Equanimity

Meditating on meditating

I’ve been back nearly two weeks from 10 intense days of meditation and pretend solitude, and I still haven’t adjusted. Although I was usually around other people at the course I took, our collective attempt to cultivate the feeling that we were working in isolation was effective, at least for me. I could see all these other people around me, but I never heard from them nor they from me. My wife might say that I had a head start since I’ve been cultivating the feeling that I’m working in isolation forever; she probably won’t, but she might.

Students’ environments are carefully controlled at the Northern California Vipassana Center, and the Code of Discipline requires several pages. Our walking paths were short, didn’t go out of sight, and led back where we started. Nearly anything can be a distraction from the awful stillness at the center. I studied a lot of lichen.
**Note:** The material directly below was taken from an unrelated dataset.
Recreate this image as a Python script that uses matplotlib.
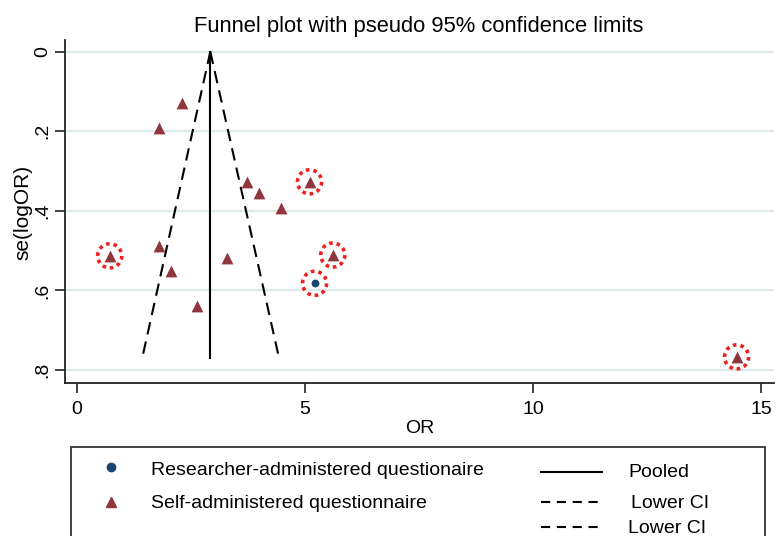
import matplotlib
matplotlib.use("Agg")
import matplotlib.pyplot as plt
from matplotlib.lines import Line2D
from matplotlib.patches import Rectangle

plt.rcParams['font.family'] = ['Liberation Sans', 'DejaVu Sans']

# ---- data ----
or_self = [2.30, 1.80, 3.72, 4.00, 4.48, 5.10, 1.80, 0.72, 3.30, 5.61, 2.06, 2.63, 14.46]
se_self = [0.129, 0.193, 0.327, 0.356, 0.394, 0.327, 0.488, 0.513, 0.519, 0.511, 0.550, 0.639, 0.767]
flag_self = [False, False, False, False, False, True, False, True, False, True, False, False, True]

or_res = [5.21]
se_res = [0.582]
flag_res = [True]

pooled_or = 2.925
ci_se = [0.0, 0.769]
ci_lower = [2.925, 1.434]
ci_upper = [2.925, 4.43]

xticks = [0, 5, 10, 15]
yticks = [0, 0.2, 0.4, 0.6, 0.8]
ytick_labels = ['0', '.2', '.4', '.6', '.8']

title = "Funnel plot with pseudo 95% confidence limits"
legend_labels = ["Researcher-administered questionaire", "Self-administered questionnaire",
                 "Pooled", "Lower CI", "Lower CI"]

MAROON = '#90353b'
NAVY = '#1a476f'
RED = '#ee2020'
GRID = '#dde9ea'
W, H = 776, 536

fig = plt.figure(figsize=(W / 100, H / 100), dpi=100)
fig.patch.set_facecolor('white')

ax = fig.add_axes([65 / W, 1 - 383 / H, (774 - 65) / W, (383 - 40) / H])
ax.set_xlim(-0.26, 15.28)
ax.set_ylim(0.8326, -0.0294)

ax.set_axisbelow(True)
ax.yaxis.grid(True, color=GRID, lw=1.6)
for s in ['top', 'right']:
    ax.spines[s].set_visible(False)
for s in ['left', 'bottom']:
    ax.spines[s].set_linewidth(1.3)
    ax.spines[s].set_color('#222222')

ax.set_xticks(xticks)
ax.set_xticklabels([str(t) for t in xticks])
ax.set_yticks(yticks)
ax.set_yticklabels(ytick_labels, rotation=90, va='center')
ax.tick_params(direction='out', length=7, width=1.2, color='#222222', labelsize=14)
ax.tick_params(axis='x', pad=6)
ax.tick_params(axis='y', pad=3)

# funnel lines
ax.plot([pooled_or, pooled_or], ci_se, color='black', lw=1.5, zorder=2)
ax.plot(ci_lower, ci_se, color='black', lw=1.5, ls=(0, (6, 3.5)), zorder=2)
ax.plot(ci_upper, ci_se, color='black', lw=1.5, ls=(0, (6, 3.5)), zorder=2)

# points
ax.scatter(or_self, se_self, marker='^', s=72, color=MAROON, zorder=3, linewidths=0)
ax.scatter(or_res, se_res, marker='o', s=32, color=NAVY, zorder=3, linewidths=0)

# dotted red highlight circles
hx = [x for x, f in zip(or_self, flag_self) if f] + [x for x, f in zip(or_res, flag_res) if f]
hy = [y for y, f in zip(se_self, flag_self) if f] + [y for y, f in zip(se_res, flag_res) if f]
ax.scatter(hx, hy, marker='o', s=300, facecolors='none', edgecolors=RED,
           linewidths=2.6, linestyles=(0, (1, 1.1)), zorder=4)

# titles / labels
fig.text(419 / W, 1 - 32 / H, title, ha='center', va='baseline', fontsize=15.8)
fig.text(420 / W, 1 - 433 / H, "OR", ha='center', va='baseline', fontsize=14)
fig.text(23 / W, 1 - 212 / H, "se(logOR)", ha='center', va='center', rotation=90, fontsize=15)

# legend box
fig.add_artist(Rectangle((71 / W, -0.2), (765 - 71) / W, 0.2 + (1 - 447 / H),
                         transform=fig.transFigure, fill=False, ec='#333333', lw=1.3))

def fy(py):
    return 1 - py / H

fig.add_artist(Line2D([111 / W], [fy(467)], marker='o', ms=6.0, color=NAVY, ls='none',
                      transform=fig.transFigure))
fig.add_artist(Line2D([111 / W], [fy(502)], marker='^', ms=7, color=MAROON, ls='none',
                      transform=fig.transFigure))
fig.text(151 / W, fy(475), legend_labels[0], ha='left', va='baseline', fontsize=14)
fig.text(151 / W, fy(508), legend_labels[1], ha='left', va='baseline', fontsize=14)

fig.add_artist(Line2D([541 / W, 602 / W], [fy(472), fy(472)], color='black', lw=1.5,
                      transform=fig.transFigure))
fig.add_artist(Line2D([541 / W, 602 / W], [fy(502), fy(502)], color='black', lw=1.5,
                      ls=(0, (4.4, 3.2)), transform=fig.transFigure))
fig.add_artist(Line2D([541 / W, 602 / W], [fy(527), fy(527)], color='black', lw=1.5,
                      ls=(0, (4.4, 3.2)), transform=fig.transFigure))
fig.text(628 / W, fy(477), legend_labels[2], ha='left', va='baseline', fontsize=14)
fig.text(631 / W, fy(508), legend_labels[3], ha='left', va='baseline', fontsize=14)
fig.text(628 / W, fy(533), legend_labels[4], ha='left', va='baseline', fontsize=14)

fig.savefig("out.png", dpi=100)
I speculated about the other students, what they were like, what they did for money, how they got there. On the 10th day I found out if that guy was really as sour as the look on his face (no), if this guy was as spacey as he seemed (no again), if the one with the regrettable shirt could be that big a jerk (yes).

I didn’t speculate much, having better things to think about, like would I ever learn the 16-item daily timetable so that I didn’t always feel a little off-balance, except I could be sure that whatever came next would have something to do with me, focusing on some aspect of my personal self, my thoughts, my emotions, my needs, my being. Most unusual.

The thing about meditation, though, is that although it seems to start inside, it can end up everywhere, focused on one or two sittings a day and at the same time spilling over into the rest of my life. The trick for me is to remain calm and equanimous not when I’m sitting with an itch but when I read the news about local law invention and enforcement.

For instance, the Chico Silly Council finally and timidly decided to allow cannabis dispensaries. Then the police said, “No you won’t either,” and the sissy majority repealed the council’s shiny new ordinance because some goon threatened them with legal action. The council was a long way from prison, and still four out of the seven decided to give up in advance, like Obama, except wimpier.

I think of all that now, and I don’t mind a bit. Bullies and punks both pass away.